Black Cantabs exhibition at the Jerwood
The Jerwood Library is hosting six photographic portraits of Cambridge’s inspirational black graduates from the ‘Black Cantabs: History Makers’ exhibition. They were originally displayed at Cambridge University Library in Autumn 2018. The exhibition was curated by the Black Cantabs Research Society, a student group dedicated to telling the lost or forgotten stories of Cambridge’s black alumni.
The portraits tell the stories of black students in Cambridge, from forgotten pioneers of the 18th century to successful students of today.

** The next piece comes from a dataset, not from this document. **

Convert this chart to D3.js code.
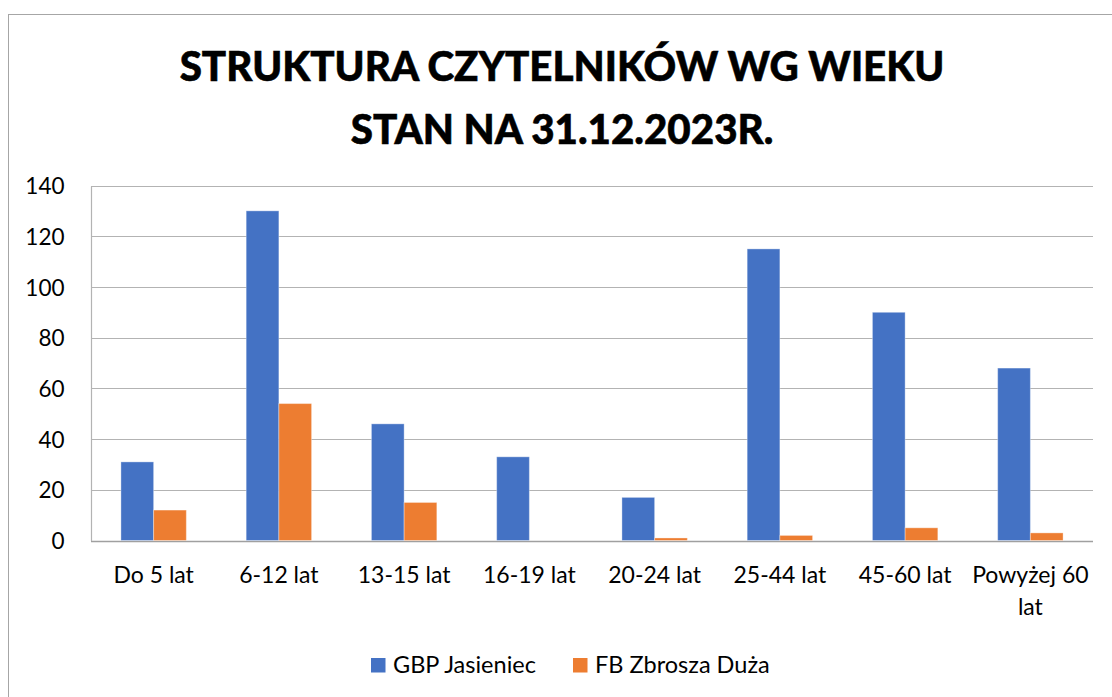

The six portraits on display in the Jerwood are:
George Bridgetower (1778–1860) was an Afro-European virtuoso violinist born in Poland to an African father and German mother. He attended Trinity Hall where he earned a Bachelor of Music in June 1811. As a child, Bridgetower gave violin concerts around Europe and his education was overseen by the Prince Regent (later George IV). In 1802 he travelled to Vienna and formed a friendship with Beethoven. They performed together and he dedicated his Kreutzer Sonata to him. One of the College’s meeting rooms is named after him.
Francis Williams (ca. 1700—1770), was a poet and scholar and is believed (although records do not exist) to have been the first black student to attend the university. He was from a wealthy Jamaican family and travelled to Britain in the 1720s.
More recent graduates include actress Naomie Harris (1976- ), best known for her role as Moneypenny in the James Bond films. She studied social and political sciences at Pembroke College, Cambridge, graduating in 1998.
Writer Zadie Smith (1975- ) studied English Literature at King’s College, graduating in the late 1990s. Her first novel, White Teeth, was published to widespread critical acclaim in 2000.
The last two photos are of current and recent students. In 2018, black women students at Cambridge gathered for a photo organised by the African Caribbean Society to mark 70 years since the first black woman graduated from the University and since women were admitted as full members. This woman was Gloria Claire Carpenter, a Jamaican, who studied law at Girton College from 1945 to 1948. She later became a prominent social reformer. The photo contains more than 50 undergraduates and graduates posed in front of the Senate House.
Also in 2018, British grime artist Stormzy established ‘The Stormzy Scholarship’, which provide financial support for four British black students during their degree courses. He is pictured meeting current students.
The photos will be displayed in the Jerwood Library until the end of Easter term.